When Mary, contrary to Jewish custom, entered an area being used to teach men, “sat at the Lord’s feet [the posture of a disciple], and listened to his teaching” (Luke 10:39), Jesus affirmed, “Mary has chosen what is better and it will not be taken away from her” (10:42). The Babylonian Talmud, Qiddushin 29a-b states, “whoever is commanded to study is commanded to teach,” and Hebrews 5:12 states, “by this time you ought to be teachers.” Thus, this and all the many other instances where Jesus teaches women should be seen in light of the principle that learning ought to result in teaching.
Jesus even implies women’s equal status with men under the law by referring to women initiating divorce (Mark 10:12). DeYoung states, “Affirming true God-designed complementarity has almost always challenged the status quo,” but in Jesus’s day it was the status quo to exclude women from leadership and authority, as DeYoung does.

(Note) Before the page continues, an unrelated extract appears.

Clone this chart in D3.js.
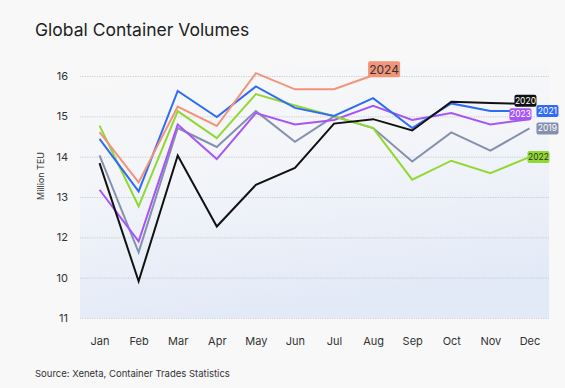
<!DOCTYPE html>
<html><head><meta charset="utf-8">
<script src="https://cdn.jsdelivr.net/npm/d3@7"></script>
<style>
html,body{margin:0;padding:0;background:#f8f8f8;}
svg{display:block;font-family:Inter, "Open Sans", sans-serif;}
</style></head>
<body><svg id="c" width="565" height="388"></svg>
<script>
const months = ["Jan","Feb","Mar","Apr","May","Jun","Jul","Aug","Sep","Oct","Nov","Dec"];
const yTickValues = [16,15,14,13,12,11,10];
const yTickLabels = ["16","15","14","13","12","10","11"];
const seriesNames = ["2019","2020","2021","2022","2023","2024"];
const v2019 = [14.03,11.63,14.71,14.24,15.13,14.37,15.00,14.71,13.88,14.60,14.15,14.70];
const v2020 = [13.84,10.91,14.03,12.27,13.30,13.72,14.82,14.93,14.65,15.36,15.33,15.31];
const v2021 = [14.44,13.14,15.63,14.98,15.74,15.21,15.01,15.45,14.71,15.32,15.13,15.13];
const v2022 = [14.77,12.77,15.13,14.46,15.55,15.27,15.00,14.71,13.43,13.90,13.59,13.99];
const v2023 = [13.18,11.90,14.80,13.94,15.08,14.80,14.91,15.26,14.91,15.08,14.80,14.93];
const v2024 = [14.61,13.36,15.24,14.76,16.07,15.67,15.67,16.02];

const colors = {"2019":"#8490ad","2020":"#111111","2021":"#2f6bf5","2022":"#91d832","2023":"#a855f5","2024":"#f2937a"};
const labelText = {"2019":"#fff","2020":"#fff","2021":"#fff","2022":"#333","2023":"#fff","2024":"#333"};
// label offsets (style)
const labelOff = {"2019":[18,0],"2020":[-4,-3],"2021":[18,0],"2022":[9,0],"2023":[-9,-5],"2024":[11,-6]};
const allValues = [v2019,v2020,v2021,v2022,v2023,v2024];
const drawOrder = ["2019","2023","2022","2021","2024","2020"];

const svg = d3.select("#c");
const L=80,R=549,T=76,B=318;
const x = d3.scalePoint().domain(months).range([L,R]).padding(0.5);
const y = d3.scaleLinear().domain([10,16]).range([B,T]);

const defs = svg.append("defs");
const g = defs.append("linearGradient").attr("id","bg").attr("x1","0").attr("y1","0").attr("x2","0.25").attr("y2","1");
g.append("stop").attr("offset","0").attr("stop-color","#f8f8f8");
g.append("stop").attr("offset","0.45").attr("stop-color","#f3f5f9");
g.append("stop").attr("offset","1").attr("stop-color","#e3eaf7");
svg.append("rect").attr("x",L).attr("y",T-10).attr("width",R-L).attr("height",B-T+10).attr("fill","url(#bg)");

svg.append("text").attr("x",35).attr("y",36).attr("font-size",17.5).attr("fill","#222").text("Global Container Volumes");

// grid
const yAxis = d3.axisLeft(y).tickValues(yTickValues).tickSize(-(R-L)).tickFormat((d,i)=>yTickLabels[i]);
const ga = svg.append("g").attr("transform",`translate(${L},0)`).call(yAxis);
ga.select(".domain").remove();
ga.selectAll(".tick line").attr("stroke","#bfc2c8").attr("stroke-dasharray","1.2,1.2").attr("stroke-width",0.8);
ga.selectAll(".tick text").attr("x",-12).attr("fill","#333").attr("font-size",11).attr("font-family","Inter, sans-serif");

svg.append("text").attr("transform","translate(44,176) rotate(-90)").attr("text-anchor","middle")
  .attr("font-size",9).attr("fill","#333").text("Million TEU");

const xAxis = d3.axisBottom(x).tickSize(0);
const gx = svg.append("g").attr("transform",`translate(0,${B})`).call(xAxis);
gx.select(".domain").remove();
gx.selectAll(".tick text").attr("y",19).attr("fill","#333").attr("font-size",11).attr("font-family","Inter, sans-serif");

svg.append("text").attr("x",35).attr("y",377).attr("font-size",9.5).attr("fill","#333").text("Source: Xeneta, Container Trades Statistics");

const line = d3.line().x((d,i)=>x(months[i])).y(d=>y(d));
drawOrder.forEach(name=>{
  const vals = allValues[seriesNames.indexOf(name)];
  svg.append("path").datum(vals).attr("d",line).attr("fill","none")
    .attr("stroke",colors[name]).attr("stroke-width",2).attr("stroke-linejoin","miter");
});
drawOrder.forEach(name=>{
  const vals = allValues[seriesNames.indexOf(name)];
  const i = vals.length-1;
  const px = x(months[i]) + labelOff[name][0], py = y(vals[i]) + labelOff[name][1];
  const big = name==="2024";
  const fs = big?12:8.5, w = big?32:22, h = big?16:12;
  const lg = svg.append("g").attr("transform",`translate(${px},${py})`);
  lg.append("rect").attr("x",-w/2).attr("y",-h/2).attr("width",w).attr("height",h).attr("rx",2)
    .attr("fill",colors[name]);
  lg.append("text").attr("text-anchor","middle").attr("dy","0.36em").attr("font-size",fs)
    .attr("fill",labelText[name]).text(name);
});
</script></body></html>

Why did Jesus choose only free Jewish men for the twelve disciples? He does not give any reason for this, but the symbolism of the “new Israel” is arguably the most likely. Practical issues related to the “supremely personal union” (Theological Dictionary of the New Testament [TNDT] 4:442) of Jesus and his disciples adequately explain why he did not choose women to be in his most intimate circle for three years, including time in the wilderness and late night meetings such as at the Garden of Gethsemane. Moral suspicions would undoubtedly be raised not only about Jesus, but also about his apostles.
It no more logically follows from Jesus’s choice of twelve able-bodied Jewish men that all women should be excluded from church leadership than that all Gentiles, anyone from another ethnicity, and anyone with a disability should be excluded from church leadership.